Supplied material ::

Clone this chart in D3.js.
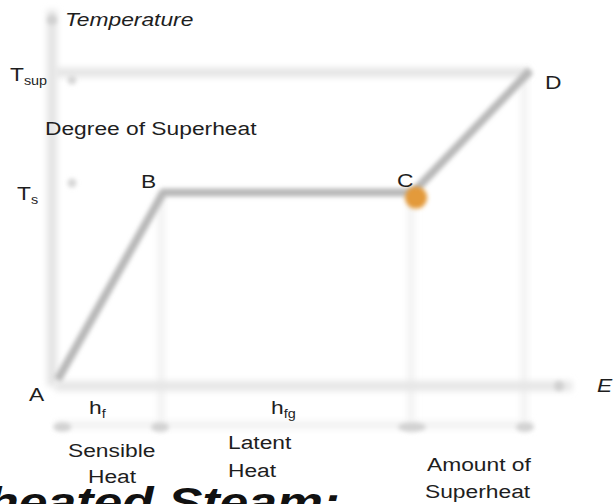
<!DOCTYPE html>
<html>
<head>
<meta charset="utf-8">
<script src="https://cdn.jsdelivr.net/npm/d3@7"></script>
<style>
  body { margin: 0; background: #fff; }
  svg { display: block; font-family: "Liberation Sans", Arial, sans-serif; }
</style>
</head>
<body>
<svg width="613" height="504"></svg>
<script>
// state points on the T-E curve
var points = ["A", "B", "C", "D"];
var energy = [0.05, 2.06, 6.82, 9.05];
var temperature = [0.14, 5.2, 5.2, 8.5];
var tickEnergy = [0.14, 2.0, 6.8, 8.95];

var width = 613, height = 504;
var sx = 1.2; // picture is stretched sideways
var svg = d3.select("svg");

var x = d3.scaleLinear().domain([0, 10]).range([55, 580]);
var y = d3.scaleLinear().domain([0, 10]).range([385, 15]);

var defs = svg.append("defs");
function blurFilter(id, sd) {
  defs.append("filter").attr("id", id)
    .attr("filterUnits", "userSpaceOnUse")
    .attr("x", 0).attr("y", 0).attr("width", width).attr("height", height)
    .append("feGaussianBlur").attr("stdDeviation", sd);
}
blurFilter("blur", 2.2);
blurFilter("blur2", 3.2);

var g = svg.append("g");

// faint vertical guides
g.selectAll(".guide").data([1, 2, 3]).enter().append("line")
  .attr("x1", i => x(energy[i]) + (i == 3 ? -6 : -2))
  .attr("x2", i => x(energy[i]) + (i == 3 ? -6 : -2))
  .attr("y1", i => y(temperature[i]))
  .attr("y2", 432)
  .attr("stroke", "#f2f2f2").attr("stroke-width", 7).attr("filter", "url(#blur2)");

// T_sup horizontal guide
g.append("line")
  .attr("x1", x(0)).attr("x2", x(energy[3]))
  .attr("y1", y(temperature[3]) + 2).attr("y2", y(temperature[3]) + 2)
  .attr("stroke", "#e4e4e4").attr("stroke-width", 9).attr("filter", "url(#blur2)");

// faint tick row
g.append("line")
  .attr("x1", x(0)).attr("x2", x(9.1))
  .attr("y1", 425).attr("y2", 425)
  .attr("stroke", "#f2f2f2").attr("stroke-width", 8).attr("filter", "url(#blur2)");
g.selectAll(".tk").data(tickEnergy).enter().append("ellipse")
  .attr("cx", d => x(d)).attr("cy", 427)
  .attr("rx", (d, i) => i == 2 ? 14 : 9).attr("ry", 4.5)
  .attr("fill", "#d2d2d2").attr("filter", "url(#blur)");

// axes
g.append("line")
  .attr("x1", x(0) - 3).attr("x2", x(0) - 3)
  .attr("y1", 10).attr("y2", 386)
  .attr("stroke", "#e4e4e4").attr("stroke-width", 10).attr("filter", "url(#blur2)");
g.append("line")
  .attr("x1", x(0)).attr("x2", x(9.85))
  .attr("y1", y(0) + 1).attr("y2", y(0) + 1)
  .attr("stroke", "#e6e6e6").attr("stroke-width", 10).attr("filter", "url(#blur2)");
g.append("circle").attr("cx", x(0) - 3).attr("cy", 20).attr("r", 5).attr("fill", "#d0d0d0").attr("filter", "url(#blur)");
g.append("circle").attr("cx", x(9.6)).attr("cy", y(0) + 1).attr("r", 5).attr("fill", "#d0d0d0").attr("filter", "url(#blur)");
g.append("circle").attr("cx", 72).attr("cy", 80).attr("r", 4.5).attr("fill", "#d6d6d6").attr("filter", "url(#blur)");
g.append("circle").attr("cx", 72).attr("cy", 183).attr("r", 4.5).attr("fill", "#d6d6d6").attr("filter", "url(#blur)");

// curve
var line = d3.line()
  .x((d, i) => x(energy[i]))
  .y((d, i) => y(temperature[i]));
g.append("path")
  .attr("d", line(points))
  .attr("fill", "none")
  .attr("stroke", "#b8b8b8").attr("stroke-width", 8)
  .attr("stroke-linejoin", "round")
  .attr("filter", "url(#blur)");

// highlight at C
g.append("circle")
  .attr("cx", x(energy[2]) + 3).attr("cy", y(temperature[2]) + 5)
  .attr("r", 11).attr("fill", "#e39a3a").attr("filter", "url(#blur)");

// labels
var txt = svg.append("g").attr("fill", "#1e1e1e").attr("font-size", 19);
function label(t, px, py, opts) {
  var el = txt.append("text").attr("transform", "translate(" + px + "," + py + ") scale(" + sx + ",1)").text(t);
  if (opts) Object.keys(opts).forEach(k => el.attr(k, opts[k]));
  return el;
}
function sub(main, s, px, py) {
  var el = txt.append("text").attr("transform", "translate(" + px + "," + py + ") scale(" + sx + ",1)");
  el.append("tspan").text(main);
  el.append("tspan").attr("font-size", 12).attr("dy", 4).text(s);
}

label("Temperature", 65, 26, {"font-style": "italic"});
sub("T", "sup", 10, 81);
label("Degree of Superheat", 45, 135);
sub("T", "s", 17, 200);
label("B", 141, 188);
label("C", 397, 187);
label("D", 545, 89);
label("A", 29, 401);
sub("h", "f", 89, 414);
sub("h", "fg", 271, 414);
label("E", 597, 392, {"font-style": "italic"});
label("Sensible", 68, 457);
label("Heat", 88, 483);
label("Latent", 228, 449);
label("Heat", 228, 477);
label("Amount of", 427, 471);
label("Superheat", 425, 498);

svg.append("text")
  .attr("transform", "translate(340,517) scale(" + sx + ",1)")
  .attr("text-anchor", "end")
  .attr("font-size", 43).attr("font-weight", "bold").attr("font-style", "italic")
  .attr("fill", "#111")
  .text("Superheated Steam:");
</script>
</body>
</html>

Exercise description :: Leave the pictures out and reproduce exactly the lines from the top of the listing above through the line with "var tickEnergy = [0.14, 2.0, 6.8, 8.95];".

Full solution ::
Clone this chart in D3.js.
<!DOCTYPE html>
<html>
<head>
<meta charset="utf-8">
<script src="https://cdn.jsdelivr.net/npm/d3@7"></script>
<style>
  body { margin: 0; background: #fff; }
  svg { display: block; font-family: "Liberation Sans", Arial, sans-serif; }
</style>
</head>
<body>
<svg width="613" height="504"></svg>
<script>
// state points on the T-E curve
var points = ["A", "B", "C", "D"];
var energy = [0.05, 2.06, 6.82, 9.05];
var temperature = [0.14, 5.2, 5.2, 8.5];
var tickEnergy = [0.14, 2.0, 6.8, 8.95];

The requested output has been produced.